Section B: United Arab Emirates compensation benchmarks
The UAE market has matured substantially over the past twenty-four months. DIFC Courts registered 235 law firms in 2025, up 13 percent year on year, alongside 1,224 registered practitioners, up 14 percent, and compensation growth has stabilised rather than spiked, itself a signal of a market settling into permanence rather than chasing a short-term boom. DIFC pay commands a modest premium over onshore Dubai equivalents, typically 5 to 10 percent, while Abu Dhabi's ADGM trails DIFC by a further 3 to 8 percent, reflecting DIFC's deeper ecosystem of banks, fund administrators and dispute resolution infrastructure against ADGM's newer, sovereign-capital-adjacent market. All figures below are tax-free base salary.

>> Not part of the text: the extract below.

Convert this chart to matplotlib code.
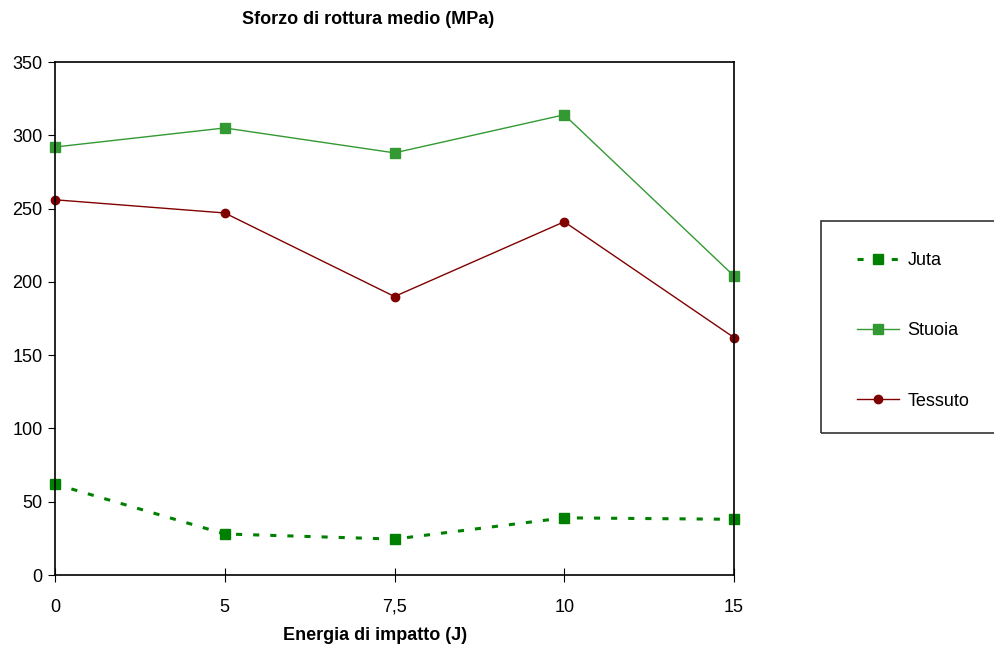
import matplotlib
matplotlib.use("Agg")
import matplotlib.pyplot as plt
from matplotlib.patches import Rectangle

plt.rcParams['font.family'] = ['Liberation Sans', 'DejaVu Sans']

energia = ['0', '5', '7,5', '10', '15']
juta = [62, 28, 24.5, 39, 38]
stuoia = [292, 305, 288, 314, 204]
tessuto = [256, 247, 190, 241, 162]

fig = plt.figure(figsize=(9.94, 6.48), dpi=100)
ax = fig.add_axes([55/994, 1-575/648, (734-55)/994, (575-62)/648])

x = list(range(len(energia)))
ax.plot(x, juta, color='#008000', linestyle=(0, (2, 3.6)), linewidth=2.2,
        marker='s', markersize=6.5, label='Juta', clip_on=False)
ax.plot(x, stuoia, color='#339933', linewidth=1, marker='s', markersize=6.5,
        label='Stuoia', clip_on=False)
ax.plot(x, tessuto, color='#800000', linewidth=1, marker='o', markersize=6,
        label='Tessuto', clip_on=False)

ax.set_xlim(0, len(energia) - 1)
ax.set_ylim(0, 350)
ax.set_yticks(range(0, 351, 50))
ax.set_xticks(x)
ax.set_xticklabels(energia)
ax.tick_params(axis='x', direction='inout', length=10, labelsize=13, pad=12)
ax.tick_params(axis='y', direction='out', length=5, labelsize=13, pad=4)
for s in ax.spines.values():
    s.set_linewidth(1.2)

fig.text(368/994, 1-20/648, 'Sforzo di rottura medio (MPa)', ha='center',
         va='center', fontsize=13, fontweight='bold')
fig.text(375/994, 1-635/648, 'Energia di impatto (J)', ha='center',
         va='center', fontsize=13, fontweight='bold')

# legend box runs off the right edge
fig.patches.append(Rectangle((821/994, 1-433/648), 0.3, 212/648,
                             transform=fig.transFigure, fill=False,
                             edgecolor='#333333', linewidth=1.2))
fig.legend(loc='upper left', bbox_to_anchor=(857/994, 1-252/648),
           frameon=False, fontsize=13, labelspacing=2.95, handlelength=2.3,
           handletextpad=0.5, borderaxespad=0, borderpad=0)

fig.savefig('out.png', dpi=100)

| Grade | Dubai (DIFC), AED | Dubai (DIFC), USD | Abu Dhabi (ADGM), AED |
|---|---|---|---|
| Associate (NQ-3 PQE) | 320,000 to 520,000 | $87,000 to $142,000 | 300,000 to 490,000 |
| Senior Associate (4-7 PQE) | 550,000 to 850,000 | $150,000 to $232,000 | 510,000 to 800,000 |
| Legal Director (8+ PQE, non-equity) | 850,000 to 1,300,000 | $232,000 to $354,000 | 790,000 to 1,220,000 |
| Partner (salaried / equity) | 950,000 to 3,700,000+ | $259,000 to $1,000,000+ | 870,000 to 3,400,000+ |
AED-USD converted at the fixed peg of approximately 3.67. Abu Dhabi (ADGM) figures reflect a 3 to 8 percent discount to DIFC equivalents per current market data. Base salary only; excludes bonus and benefits.
High-demand specialisms
In the UK, Corporate Commercial and Commercial Property continue to command the widest salary bands and the strongest premiums for candidates with sector specialisation, followed by Construction and Insolvency. In the UAE, demand is concentrated in funds and private equity, financial services regulation, projects and energy transition, and increasingly digital and data regulation; firms in both DIFC and ADGM have told us directly that generalist corporate profiles now attract materially less interest than candidates with one of these specialisms attached. Arbitration and disputes remain a distinct strength of the DIFC market specifically, reflecting DIFC Courts' own institutional investment in that infrastructure.
Cross-market outlook
The UK and UAE markets are no longer separate conversations for firms operating across both. A senior corporate lawyer weighing a move between London, Dubai and New York is increasingly choosing between three distinct specialisms rather than three cities: PE deal execution, concentrated in London; fund formation, still anchored in New York; and Gulf-facing private capital structuring, forming now in Dubai ahead of the volume that will eventually justify it. Firms benchmarking compensation across these markets on a single "corporate" line risk missing which specific talent pool they are actually competing for, and paying accordingly for the wrong one.
The firms getting the most from this year's market are not the ones paying the highest headline number in any single city. They are the ones who worked out which number, in which market, actually determines whether they keep their best people.